Key facts: $U' = \phi$, $\phi' = U$.

(i) $A' \cap \phi = \phi$ (intersection with empty set is always empty).

(ii) $A \cap \phi' = A \cap U = A$.

(iii) $A \cup U' = A \cup \phi = A$.

(iv) $A \cap U' = A \cap \phi = \phi$.

(v) $A \cap \phi' = A \cap U = A$.

(vi) $U' \cap \phi = \phi \cap \phi = \phi$.

(vii) $U' \cap \phi' = \phi \cap U = \phi$.

(viii) $U' \cup \phi = \phi \cup \phi = \phi$.

(ix) $U' \cup \phi' = \phi \cup U = U$.

(x) $U \cup \phi' = U \cup U = U$.

Correct Option: (iii) 8

Justification: $A$ has 4 elements.
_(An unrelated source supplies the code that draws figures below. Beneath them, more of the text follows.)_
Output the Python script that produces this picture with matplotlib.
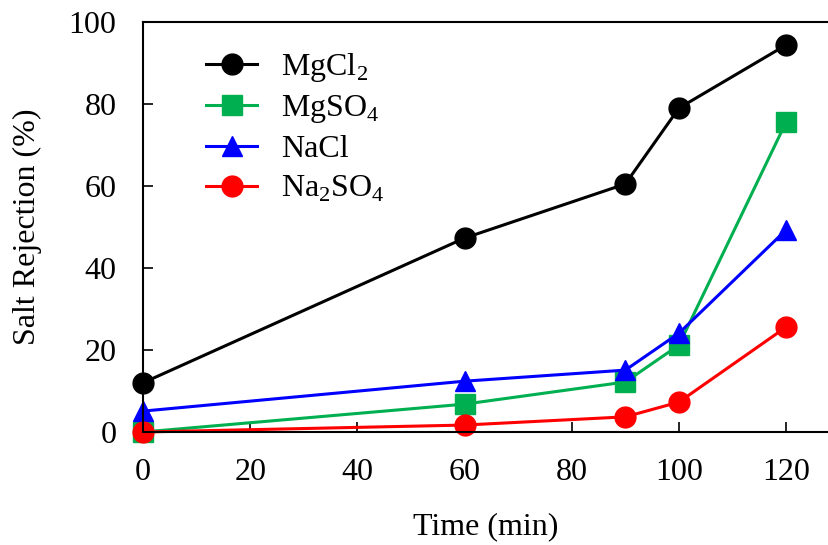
import matplotlib
matplotlib.use("Agg")
import matplotlib.pyplot as plt

# data
time_min = [0, 60, 90, 100, 120]
mgcl2 = [12.0, 47.3, 60.5, 79.0, 94.4]
mgso4 = [0.0, 6.8, 12.2, 21.2, 75.6]
nacl = [5.1, 12.4, 15.1, 24.1, 49.3]
na2so4 = [0.0, 1.7, 3.7, 7.3, 25.6]

plt.rcParams['font.family'] = ['Liberation Serif', 'DejaVu Serif']
plt.rcParams['mathtext.fontset'] = 'custom'
plt.rcParams['mathtext.rm'] = 'Liberation Serif'

fs = 23
fig = plt.figure(figsize=(8.29, 5.45), dpi=100)
ax = fig.add_axes([0.1725, 0.2073, 0.8275, 0.7523])

lw = 2.2
ms = 15
ax.plot(time_min, mgcl2, color='black', marker='o', lw=lw, ms=ms, label=r'MgCl$_\mathrm{2}$')
ax.plot(time_min, mgso4, color='#00B050', marker='s', lw=lw, ms=ms - 1, label=r'MgSO$_\mathrm{4}$')
ax.plot(time_min, nacl, color='#0000FF', marker='^', lw=lw, ms=ms, label='NaCl')
ax.plot(time_min, na2so4, color='#FF0000', marker='o', lw=lw, ms=ms, label=r'Na$_\mathrm{2}$SO$_\mathrm{4}$')

ax.set_xlim(0, 128)
ax.set_ylim(0, 100)
ax.set_xticks([0, 20, 40, 60, 80, 100, 120])
ax.set_yticks([0, 20, 40, 60, 80, 100])
ax.tick_params(direction='in', length=7, width=1.2, labelsize=fs)
ax.tick_params(axis='x', pad=19)
ax.tick_params(axis='y', pad=19)
ax.spines['right'].set_visible(False)
for s in ['left', 'bottom', 'top']:
    ax.spines[s].set_linewidth(1.5)
for line in ax.lines:
    line.set_clip_on(False)

ax.set_xlabel('Time (min)', fontsize=fs, labelpad=18)
ax.set_ylabel('Salt Rejection (%)', fontsize=fs, labelpad=19)

ax.legend(loc='upper left', bbox_to_anchor=(0.05, 1.0), frameon=False, fontsize=fs,
          handlelength=1.6, handletextpad=0.75, labelspacing=0.3)

fig.savefig('out.png', dpi=100)
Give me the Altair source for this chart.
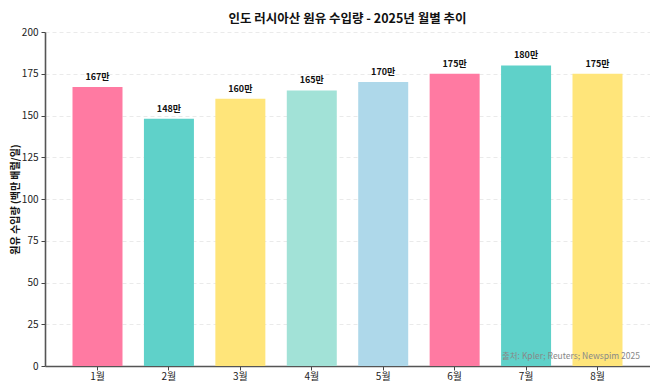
import altair as alt
import pandas as pd

months = ["1월", "2월", "3월", "4월", "5월", "6월", "7월", "8월"]
values = [167, 148, 160, 165, 170, 175, 180, 175]
labels = ["167만", "148만", "160만", "165만", "170만", "175만", "180만", "175만"]
colors = ["#FF7AA2", "#5FD1C9", "#FFE57A", "#A2E2D7", "#AED8EA", "#FF7AA2", "#5FD1C9", "#FFE57A"]
y_ticks = [0, 25, 50, 75, 100, 125, 150, 175, 200]

df = pd.DataFrame({"month": months, "value": values, "label": labels, "color": colors})

FONT = "Noto Sans CJK KR"
W, H = 605, 334

x = alt.X("month:N", sort=months, title=None,
          scale=alt.Scale(paddingInner=0.3, paddingOuter=0.385),
          axis=alt.Axis(labelAngle=0, labelFontSize=10, labelColor="#222", labelPadding=1,
                        tickSize=4, tickColor="#444", domainColor="#555", domainWidth=1.6,
                        grid=False))
y = alt.Y("value:Q", title="원유 수입량 (백만 배럴/일)",
          scale=alt.Scale(domain=[0, 200], nice=False),
          axis=alt.Axis(values=y_ticks, labelFontSize=10, labelColor="#222", tickSize=4,
                        tickColor="#444", domainColor="#555", domainWidth=1.6,
                        grid=True, gridColor="#e4e4e4", gridDash=[4, 3], gridWidth=0.8,
                        titleFontSize=10, titleFontWeight="bold", titleColor="#111",
                        titlePadding=1, labelPadding=3))

bars = alt.Chart(df).mark_bar(opacity=1).encode(
    x=x, y=y, color=alt.Color("color:N", scale=None)
)
text = alt.Chart(df).mark_text(dy=-10, fontSize=9, fontWeight="bold", color="#111", font=FONT).encode(
    x=alt.X("month:N", sort=months), y="value:Q", text="label:N"
)
source = alt.Chart(df.head(1)).mark_text(align="right", baseline="middle", fontSize=8.5,
                                          color="#888", font=FONT).encode(
    x=alt.value(595), y=alt.value(324), text=alt.value("출처: Kpler; Reuters; Newspim 2025")
)
title = alt.Chart(df.head(1)).mark_text(align="center", baseline="middle", fontSize=12.5,
                                         fontWeight="bold", color="#111", font=FONT).encode(
    x=alt.value(W / 2), y=alt.value(-13),
    text=alt.value("인도 러시아산 원유 수입량 - 2025년 월별 추이")
)

chart = alt.layer(bars, text, source, title).properties(
    width=W, height=H,
    autosize=alt.AutoSizeParams(type="none"),
    padding={"left": 37, "top": 24, "right": 0, "bottom": 17},
).configure(font=FONT).configure_view(stroke=None)

chart.save("out.html", embed_options={"renderer": "svg", "actions": False})
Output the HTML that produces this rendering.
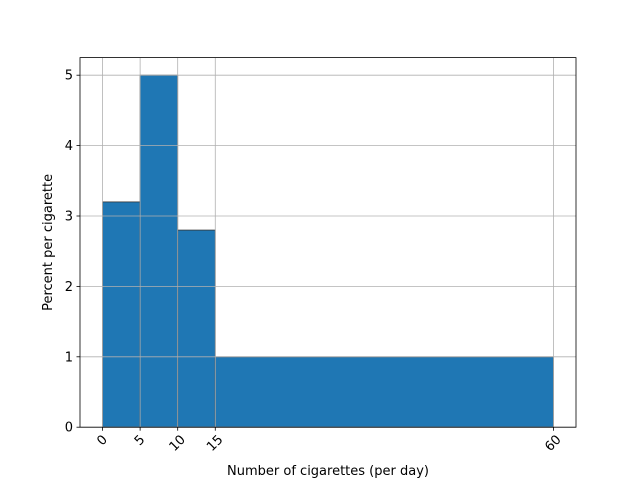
<!DOCTYPE html>
<html><head><meta charset="utf-8"><style>body{margin:0;background:#fff}svg{display:block;font-family:"DejaVu Sans","Liberation Sans",sans-serif}</style></head>
<body>
<svg id="chart" width="640" height="480"></svg>
<script>
const binEdges=[0,5,10,15,60];
const percents=[3.2,5,2.8,1];
const xTicks=[0,5,10,15,60];
const yTicks=[0,1,2,3,4,5];
const L=80,R=576,T=57.6,B=427.2,xmin=-3,xmax=63,ymin=0,ymax=5.25;
const sx=v=>L+(v-xmin)/(xmax-xmin)*(R-L);
const sy=v=>B-(v-ymin)/(ymax-ymin)*(B-T);
const svg=document.getElementById('chart');const NS='http://www.w3.org/2000/svg';
function mk(t,a,p){const e=document.createElementNS(NS,t);for(const k in a)e.setAttribute(k,a[k]);(p||svg).appendChild(e);return e;}
percents.forEach((p,i)=>{const r=mk('rect',{x:sx(binEdges[i]),y:sy(p),width:sx(binEdges[i+1])-sx(binEdges[i]),height:sy(0)-sy(p),fill:'#1f77b4',stroke:'#333','stroke-width':0.8});

});
const grid=mk('g',{});


xTicks.forEach(v=>mk('line',{x1:sx(v),x2:sx(v),y1:T,y2:B,stroke:'#b0b0b0','stroke-width':0.8},grid));
yTicks.forEach(v=>mk('line',{x1:L,x2:R,y1:sy(v),y2:sy(v),stroke:'#b0b0b0','stroke-width':0.8},grid));
const ax=mk('rect',{x:L,y:T,width:R-L,height:B-T,fill:'none',stroke:'#000','stroke-width':0.8});


xTicks.forEach(v=>{const x=sx(v);mk('line',{x1:x,x2:x,y1:B,y2:B+3.5,stroke:'#000','stroke-width':0.8});
const s=String(v);const box=(s.length*8.3+10)*0.707;const cy=B+7+box/2;
const t=mk('text',{x:x,y:cy,'font-size':13,'text-anchor':'middle','dominant-baseline':'central',transform:`rotate(-45 ${x} ${cy})`});t.textContent=s;

});
yTicks.forEach(v=>{const y=sy(v);mk('line',{x1:L,x2:L-3.5,y1:y,y2:y,stroke:'#000','stroke-width':0.8});
const t=mk('text',{x:L-7,y:y+4.5,'font-size':13,'text-anchor':'end'});t.textContent=v;

});
const xt=mk('text',{x:(L+R)/2,y:475,'font-size':13,'text-anchor':'middle'});xt.textContent='Number of cigarettes (per day)';


const yt=mk('text',{x:52,y:(T+B)/2,'font-size':13,'text-anchor':'middle',transform:`rotate(-90 52 ${(T+B)/2})`});yt.textContent='Percent per cigarette';


</script>
</body></html>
For subsets containing element 3, we fix 3 in the subset and choose any combination of the remaining 3 elements $\{1, 2, 4\}$. The number of such subsets $= 2^3 = 8$.

Given: $n(U) = 70$, $n(C) = 37$, $n(T) = 52$, $n(C \cup T) = 70$ (each person likes at least one).
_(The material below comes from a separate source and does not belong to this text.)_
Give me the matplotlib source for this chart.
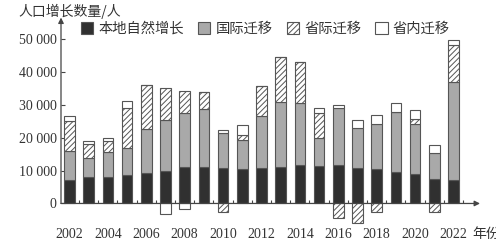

Formula: $n(C \cup T) = n(C) + n(T) - n(C \cap T)$

$$70 = 37 + 52 - n(C \cap T)$$
$$n(C \cap T) = 89 - 70 = \boxed{19}$$

19 people like both coffee and tea.

Given: Total $= 65$, $n(\text{Cricket}) = 40$, $n(\text{Cricket} \cap \text{Tennis}) = 10$.

Assume every person likes at least one sport.
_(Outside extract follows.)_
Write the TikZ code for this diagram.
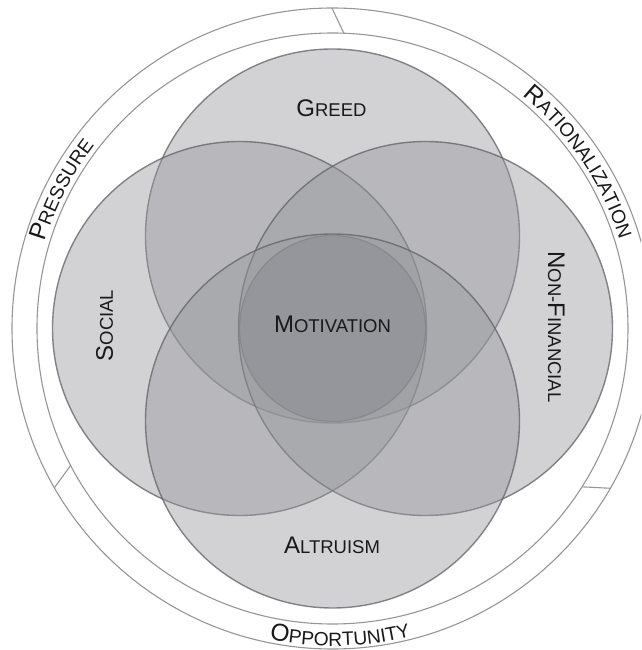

Formula: $n(C \cup T) = n(C) + n(T) - n(C \cap T)$
$$65 = 40 + n(T) - 10$$
$$n(T) = 65 - 30 = 35$$

Total who like tennis $= 35$.

Tennis only $= n(T) - n(C \cap T) = 35 - 10 = \boxed{25}$.

25 people like tennis only; 35 people like tennis.

Given: $n(U) = 600$, $n(A) = 150$, $n(O) = 225$, $n(A \cap O) = 100$.

Step 1: Find $n(A \cup O)$.
$$n(A \cup O) = n(A) + n(O) - n(A \cap O) = 150 + 225 - 100 = 275$$

Step 2: Students taking neither:
$$n(A' \cap O') = n(U) - n(A \cup O) = 600 - 275 = \boxed{325}$$

325 students were taking neither apple juice nor orange juice.

Correct Option: (ii) 25

Working: Total votes cast $= 100\% - 20\% = 80\%$.

Votes for A and B together must equal 80%:
$$y + (y + 30) = 80$$
$$2y + 30 = 80$$
$$2y = 50$$
$$y = 25$$

Correct Option: (iv) 14

Working:
Total students $= 70$.

Failed in Test-I $= 50\%$ of $70 = 35$.
Failed in Test-II $= 40\%$ of $70 = 28$.

Using inclusion-exclusion for students who failed in at least one test:
$$n(F_1 \cup F_2) = n(F_1) + n(F_2) - n(F_1 \cap F_2)$$

Assuming the maximum overlap (to find minimum who passed both), or using the formula directly: students who failed in at least one $\leq 70$.

Students who failed in at least one $= 35 + 28 - n(F_1 \cap F_2)$.

For students who passed both $= 70 - n(F_1 \cup F_2)$.

If we assume $n(F_1 \cap F_2) =$ those who failed both, and use:
$$n(\text{passed both}) = 70 - n(F_1 \cup F_2) = 70 - (35 + 28 - n(F_1 \cap F_2))$$

With the given answer of 14: $n(F_1 \cap F_2) = 35 + 28 - (70 - 14) = 63 - 56 = 7$.

So students who failed in at least one test $= 35 + 28 - 7 = 56$.
Students who passed both $= 70 - 56 = \boxed{14}$.